Configure vendor guardrails
A guardrail is a content-filtering rule enforced inline by the gateway: it inspects a request or a response as it passes through, and it can block, redact, or flag traffic before the caller ever sees it. Tetrate Agent Router distinguishes two kinds. Vendor guardrails are the safety and moderation controls provided natively by an AI provider, such as a provider's own content-moderation pass or built-in safety settings, enabled and configured through the platform rather than re-implemented inside it. Custom guardrails are organisation-specific rules, such as personally identifiable information (PII) detection or a regex blocklist, that the platform enforces itself.
This guide covers the vendor side. Enabling vendor guardrails leans on the safety work the provider has already done, with no extra filtering infrastructure to run inside the data plane. The provider's model performs the moderation; the platform's role is to switch that behaviour on, decide where it applies, and surface the result consistently to callers and to the audit trail. For organisation-specific rules that no provider can know about, the Configure custom guardrails guide is the right surface, and the two are designed to be used together.
Persona: Platform operator working in the Admin Dashboard.
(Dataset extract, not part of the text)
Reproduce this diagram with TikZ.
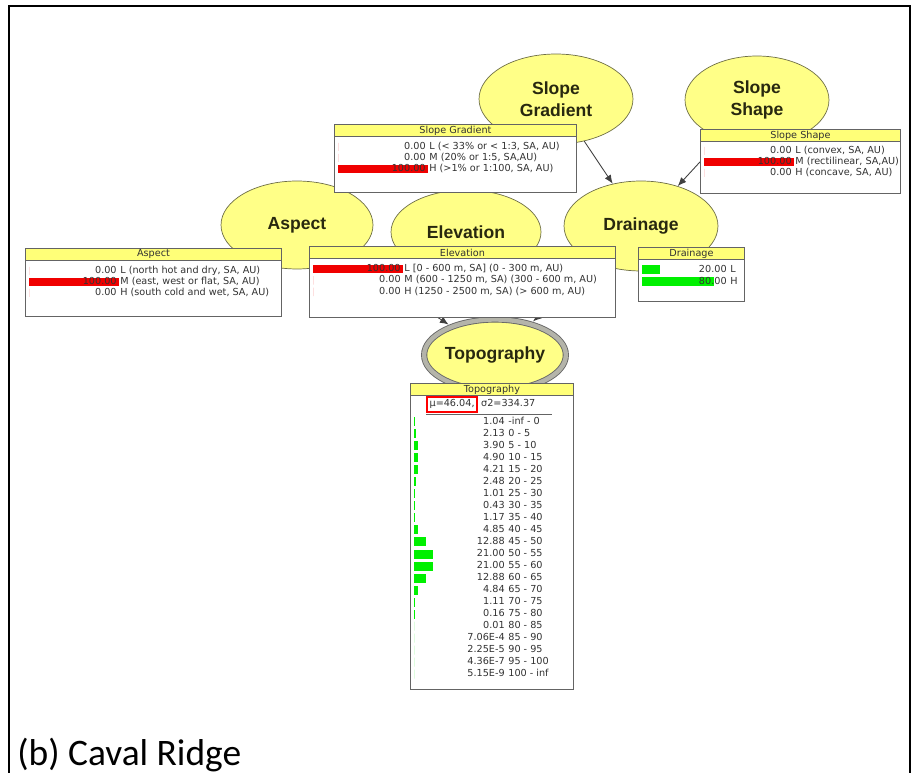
\documentclass[tikz,border=0pt]{standalone}
\usepackage{fontspec}
\setmainfont{Liberation Sans}
\newfontfamily\tabfont{DejaVu Sans}
\newfontfamily\capfont{Carlito}
\usetikzlibrary{shapes.geometric,arrows.meta}
\definecolor{nodeyellow}{RGB}{255,255,135}
\definecolor{nodeline}{RGB}{110,110,70}
\definecolor{nodetext}{RGB}{40,40,15}
\definecolor{titleyellow}{RGB}{255,255,120}
\definecolor{boxline}{RGB}{100,100,100}
\definecolor{barred}{RGB}{240,0,0}
\definecolor{bargreen}{RGB}{0,240,0}
\definecolor{tabtext}{RGB}{50,50,50}
\definecolor{ringgray}{RGB}{180,180,170}

% frame and title bar of one belief table
\newcommand{\beliefbox}[6]{%
  \node[tabbox,minimum width=#4*0.02cm,minimum height=#5*0.02cm] (#1) at (#2,#3) {};
  \node[tabtitle,minimum width=#4*0.02cm,minimum height=12*0.02cm] (#1-title) at (#2,#3) {#6};
}
% name, left x, first row y, value offset, row step, bar colour, rows
\newcommand{\staterows}[7]{%
  \foreach \pv/\plab/\pw [count=\i] in {#7} {
    \fill[#6] (#2+4,{#3+#5*(\i-1)-#5/2+1.5}) rectangle ++(\pw,#5-3);
    \node[val] (#1-v\i) at (#2+#4,{#3+#5*(\i-1)+2.5}) {\pv};
    \node[lab] (#1-l\i) at (#2+#4+3,{#3+#5*(\i-1)+2.5}) {\plab};
  }
}

\begin{document}
\begin{tikzpicture}[x=0.02cm,y=-0.02cm,
    var/.style={ellipse,draw=nodeline,fill=nodeyellow,inner sep=0pt,align=center,
      font=\fontsize{10}{12.5}\selectfont\bfseries,text=nodetext},
    link/.style={draw=black!75,line width=0.5pt,-{Latex[length=5pt,width=4pt]}},
    tabbox/.style={draw=boxline,fill=white,line width=0.5pt,anchor=north west,inner sep=0pt},
    tabtitle/.style={draw=boxline,fill=titleyellow,line width=0.5pt,anchor=north west,
      inner sep=0pt,font=\tabfont\fontsize{5.5}{6}\selectfont,text=tabtext},
    val/.style={anchor=base east,inner sep=0pt,font=\tabfont\fontsize{5.5}{6}\selectfont,text=tabtext},
    lab/.style={anchor=base west,inner sep=0pt,font=\tabfont\fontsize{5.5}{6}\selectfont,text=tabtext}]

  \useasboundingbox (0,0) rectangle (920,773);
  \draw[line width=1.2pt] (9,790) -- (9,6) -- (910,6) -- (910,790);

  \node[var,minimum width=3.08cm,minimum height=1.8cm] (slopegrad) at (556,99) {Slope\\Gradient};
  \node[var,minimum width=2.88cm,minimum height=1.76cm] (slopeshape) at (757,100) {Slope\\Shape};
  \node[var,minimum width=3.04cm,minimum height=1.76cm] (aspect) at (297,225) {Aspect};
  \node[var,minimum width=3cm,minimum height=1.68cm] (elevation) at (466,232) {Elevation};
  \node[var,minimum width=3.08cm,minimum height=1.8cm] (drainage) at (641,226) {Drainage};
  \node[var,minimum width=2.78cm,minimum height=1.42cm,draw=black!60,line width=0.5pt,
    double=ringgray,double distance=2.5pt] (topography) at (495,355) {Topography};

  \draw[link] (slopegrad) -- (drainage);
  \draw[link] (slopeshape) -- (drainage);
  \draw[link,shorten >=2pt] (aspect) -- (topography);
  \draw[link,shorten >=2pt] (drainage) -- (topography);

  \beliefbox{slopegrad-tab}{334}{124}{242}{68}{Slope Gradient}
  \staterows{slopegrad-tab}{334}{147}{92}{11}{barred}{0.00/{L (< 33\% or < 1:3, SA, AU)}/0,
    0.00/{M (20\% or 1:5, SA,AU)}/0, 100.00/{H (>1\% or 1:100, SA, AU)}/90}

  \beliefbox{slopeshape-tab}{700}{129}{200}{64}{Slope Shape}
  \staterows{slopeshape-tab}{700}{151}{92}{11}{barred}{0.00/{L (convex, SA, AU)}/0,
    100.00/{M (rectilinear, SA,AU)}/90, 0.00/{H (concave, SA, AU)}/0}

  \beliefbox{aspect-tab}{25}{248}{256}{68}{Aspect}
  \staterows{aspect-tab}{25}{271}{92}{11}{barred}{0.00/{L (north hot and dry, SA, AU)}/0,
    100.00/{M (east, west or flat, SA, AU)}/90, 0.00/{H (south cold and wet, SA, AU)}/0}

  \beliefbox{elevation-tab}{309}{246}{306}{71}{Elevation}
  \staterows{elevation-tab}{309}{269}{92}{11.5}{barred}{100.00/{L [0 - 600 m, SA] (0 - 300 m, AU)}/90,
    0.00/{M (600 - 1250 m, SA) (300 - 600 m, AU)}/0, 0.00/{H (1250 - 2500 m, SA) (> 600 m, AU)}/0}

  \beliefbox{drainage-tab}{638}{247}{106}{54}{Drainage}
  \staterows{drainage-tab}{638}{270}{89}{12}{bargreen}{20.00/L/18, 80.00/H/72}

  \beliefbox{topography-tab}{410}{383}{163}{306}{Topography}
  \node[lab,anchor=base west,draw=red,line width=1.1pt,inner sep=1.5pt] (topography-mean) at (426,407) {μ=46.04,};
  \node[lab] (topography-sd) at ([xshift=1.5pt]topography-mean.base east) {σ2=334.37};
  \draw[boxline,line width=0.5pt] (426,414) -- (552,414);
  \staterows{topography-tab}{410}{422}{95}{12}{bargreen}{1.04/{-inf - 0}/0.94, 2.13/{0 - 5}/1.9,
    3.90/{5 - 10}/3.5, 4.90/{10 - 15}/4.4, 4.21/{15 - 20}/3.8, 2.48/{20 - 25}/2.2,
    1.01/{25 - 30}/0.9, 0.43/{30 - 35}/0.4, 1.17/{35 - 40}/1.05, 4.85/{40 - 45}/4.4,
    12.88/{45 - 50}/11.6, 21.00/{50 - 55}/18.9, 21.00/{55 - 60}/18.9, 12.88/{60 - 65}/11.6,
    4.84/{65 - 70}/4.4, 1.11/{70 - 75}/1.0, 0.16/{75 - 80}/0.15, 0.01/{80 - 85}/0,
    7.06E-4/{85 - 90}/0, 2.25E-5/{90 - 95}/0, 4.36E-7/{95 - 100}/0, 5.15E-9/{100 - inf}/0}

  \node[anchor=base west,inner sep=0pt,font=\capfont\fontsize{21.3}{25}\selectfont] (caption) at (17,765) {(b) Caval Ridge};
\end{tikzpicture}
\end{document}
Estimated time: 10--20 minutes for an initial pass, depending on how many models and providers are in scope.
When this guide applies
This guide is the right starting point in any of these situations:
| Situation | What it covers |
|---|---|
| Turning on a provider's native safety controls for the first time | Enabling vendor guardrails and choosing the scope at which they apply |
| Deciding where a vendor guardrail should bind | Comparing per-model, per-provider, and per-routing-policy scope |
| Understanding what a vendor guardrail can and cannot catch | The content categories vendor guardrails typically cover |
| Explaining a blocked request to a developer | How a block is surfaced to the caller and recorded for review |
| Layering provider-native safety with organisation-specific rules | How vendor guardrails relate to custom guardrails |
For the developer-side view (how a blocked response appears in application code and how a request is composed against a guardrail-protected key) see Protect requests with guardrails. That guide assumes the configuration this one establishes.
Outcomes
By the end of this guide:
- At least one vendor guardrail is enabled and bound to a defined scope.
- The trade-offs between per-model, per-provider, and per-routing-policy scope are understood.
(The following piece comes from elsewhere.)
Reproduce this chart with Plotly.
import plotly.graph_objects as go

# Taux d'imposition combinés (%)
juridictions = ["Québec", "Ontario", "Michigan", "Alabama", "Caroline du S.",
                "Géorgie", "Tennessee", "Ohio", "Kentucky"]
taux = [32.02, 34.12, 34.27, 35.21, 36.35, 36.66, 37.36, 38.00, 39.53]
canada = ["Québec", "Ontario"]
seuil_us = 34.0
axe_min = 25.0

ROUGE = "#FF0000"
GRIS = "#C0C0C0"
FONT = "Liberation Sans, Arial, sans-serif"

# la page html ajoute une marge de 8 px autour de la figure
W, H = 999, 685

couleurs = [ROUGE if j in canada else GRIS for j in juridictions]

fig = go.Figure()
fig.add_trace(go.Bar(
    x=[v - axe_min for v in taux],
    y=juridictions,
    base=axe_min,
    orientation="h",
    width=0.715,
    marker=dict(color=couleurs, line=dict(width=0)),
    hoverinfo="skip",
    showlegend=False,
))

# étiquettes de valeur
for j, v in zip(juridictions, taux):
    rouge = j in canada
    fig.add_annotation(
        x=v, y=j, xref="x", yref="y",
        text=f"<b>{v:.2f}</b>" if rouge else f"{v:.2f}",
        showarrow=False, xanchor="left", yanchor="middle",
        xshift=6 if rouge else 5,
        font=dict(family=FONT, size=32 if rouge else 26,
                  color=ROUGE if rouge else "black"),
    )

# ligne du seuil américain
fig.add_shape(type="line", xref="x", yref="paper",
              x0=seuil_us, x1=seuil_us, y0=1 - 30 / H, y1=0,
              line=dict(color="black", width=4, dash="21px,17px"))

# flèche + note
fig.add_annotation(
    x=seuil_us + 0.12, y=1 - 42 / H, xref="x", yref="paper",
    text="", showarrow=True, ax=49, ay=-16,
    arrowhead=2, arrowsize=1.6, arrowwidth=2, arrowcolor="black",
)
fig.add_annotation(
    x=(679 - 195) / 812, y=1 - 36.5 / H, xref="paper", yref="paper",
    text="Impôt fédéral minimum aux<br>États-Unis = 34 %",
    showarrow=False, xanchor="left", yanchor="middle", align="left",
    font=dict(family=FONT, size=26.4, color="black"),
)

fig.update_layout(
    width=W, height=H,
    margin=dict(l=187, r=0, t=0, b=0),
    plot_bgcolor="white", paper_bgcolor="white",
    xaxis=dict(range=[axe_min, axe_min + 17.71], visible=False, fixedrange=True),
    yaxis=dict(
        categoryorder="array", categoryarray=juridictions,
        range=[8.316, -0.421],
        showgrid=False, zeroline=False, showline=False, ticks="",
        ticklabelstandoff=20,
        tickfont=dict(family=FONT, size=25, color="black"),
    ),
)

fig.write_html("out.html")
- The behaviour a caller sees when a request is blocked is known, so it can be explained to developers.
- The relationship between vendor guardrails and custom guardrails is clear, and the two are used deliberately rather than interchangeably.
Prerequisites
- Administrator access to the Admin Dashboard, typically the
super_adminrole, or a role granting guardrail configuration. - At least one provider configured with a healthy connection, and at least one of its models enabled. The provisioning steps are covered in Provision models and providers.
- An understanding of which of the in-scope providers expose native safety or moderation controls. Not every provider does, and the categories each one supports vary; the provider's own documentation is the authoritative source.
Step 1: confirm which providers expose native safety controls
Vendor guardrails depend entirely on capability the upstream provider supplies. The first task is therefore to establish which of the configured providers offer safety or moderation controls and what those controls cover, because nothing can be enabled in the platform that the provider does not support.
- For each provider in scope, consult the provider's own documentation for its safety, moderation, or content-filtering features. Naming varies between providers, and so does the granularity of control.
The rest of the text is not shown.